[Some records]
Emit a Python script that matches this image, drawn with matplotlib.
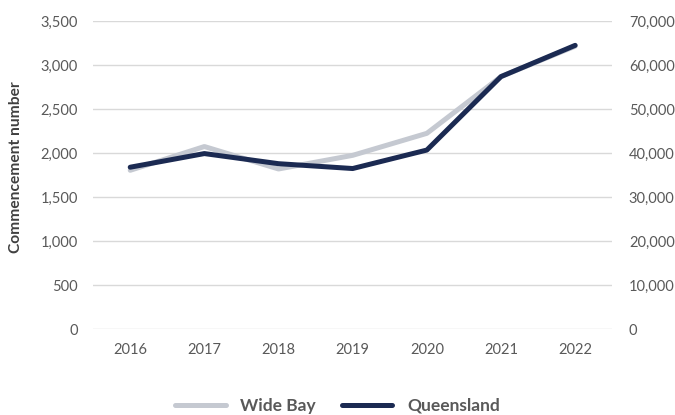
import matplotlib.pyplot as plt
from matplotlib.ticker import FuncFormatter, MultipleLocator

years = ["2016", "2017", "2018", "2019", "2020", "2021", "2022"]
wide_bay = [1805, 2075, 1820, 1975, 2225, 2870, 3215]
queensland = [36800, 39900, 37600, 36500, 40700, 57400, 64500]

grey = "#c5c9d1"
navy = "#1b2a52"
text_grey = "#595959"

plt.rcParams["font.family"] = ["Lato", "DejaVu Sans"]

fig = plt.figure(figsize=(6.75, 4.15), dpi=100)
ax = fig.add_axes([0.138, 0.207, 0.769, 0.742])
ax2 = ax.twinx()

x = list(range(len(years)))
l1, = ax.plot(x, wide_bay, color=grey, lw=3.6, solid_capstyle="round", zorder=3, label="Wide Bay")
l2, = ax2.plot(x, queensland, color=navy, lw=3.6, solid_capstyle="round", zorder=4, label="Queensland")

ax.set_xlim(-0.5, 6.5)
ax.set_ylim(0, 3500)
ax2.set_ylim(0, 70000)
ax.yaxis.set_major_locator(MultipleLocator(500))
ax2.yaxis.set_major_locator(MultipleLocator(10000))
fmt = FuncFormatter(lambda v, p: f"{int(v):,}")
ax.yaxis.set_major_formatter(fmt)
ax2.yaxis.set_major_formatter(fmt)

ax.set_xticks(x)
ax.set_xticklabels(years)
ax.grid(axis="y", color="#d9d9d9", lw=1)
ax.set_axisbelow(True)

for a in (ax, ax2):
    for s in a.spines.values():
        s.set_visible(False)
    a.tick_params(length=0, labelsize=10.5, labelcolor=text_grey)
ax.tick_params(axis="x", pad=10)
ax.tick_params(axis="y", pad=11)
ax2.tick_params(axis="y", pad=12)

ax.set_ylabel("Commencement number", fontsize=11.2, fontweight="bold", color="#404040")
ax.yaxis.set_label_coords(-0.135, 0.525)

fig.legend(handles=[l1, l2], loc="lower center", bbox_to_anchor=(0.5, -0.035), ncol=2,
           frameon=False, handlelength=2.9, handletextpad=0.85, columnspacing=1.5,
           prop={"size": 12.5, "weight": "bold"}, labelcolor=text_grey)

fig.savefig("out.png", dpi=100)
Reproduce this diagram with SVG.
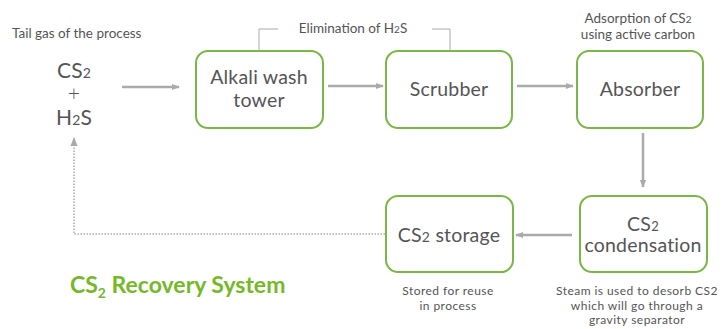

# Requirements
Go back to the entries above and restate word for word every line from the first through the one that contains "ax2 = ax.twinx()", leaving the pictures behind.

# Task answer
Emit a Python script that matches this image, drawn with matplotlib.
import matplotlib.pyplot as plt
from matplotlib.ticker import FuncFormatter, MultipleLocator

years = ["2016", "2017", "2018", "2019", "2020", "2021", "2022"]
wide_bay = [1805, 2075, 1820, 1975, 2225, 2870, 3215]
queensland = [36800, 39900, 37600, 36500, 40700, 57400, 64500]

grey = "#c5c9d1"
navy = "#1b2a52"
text_grey = "#595959"

plt.rcParams["font.family"] = ["Lato", "DejaVu Sans"]

fig = plt.figure(figsize=(6.75, 4.15), dpi=100)
ax = fig.add_axes([0.138, 0.207, 0.769, 0.742])
ax2 = ax.twinx()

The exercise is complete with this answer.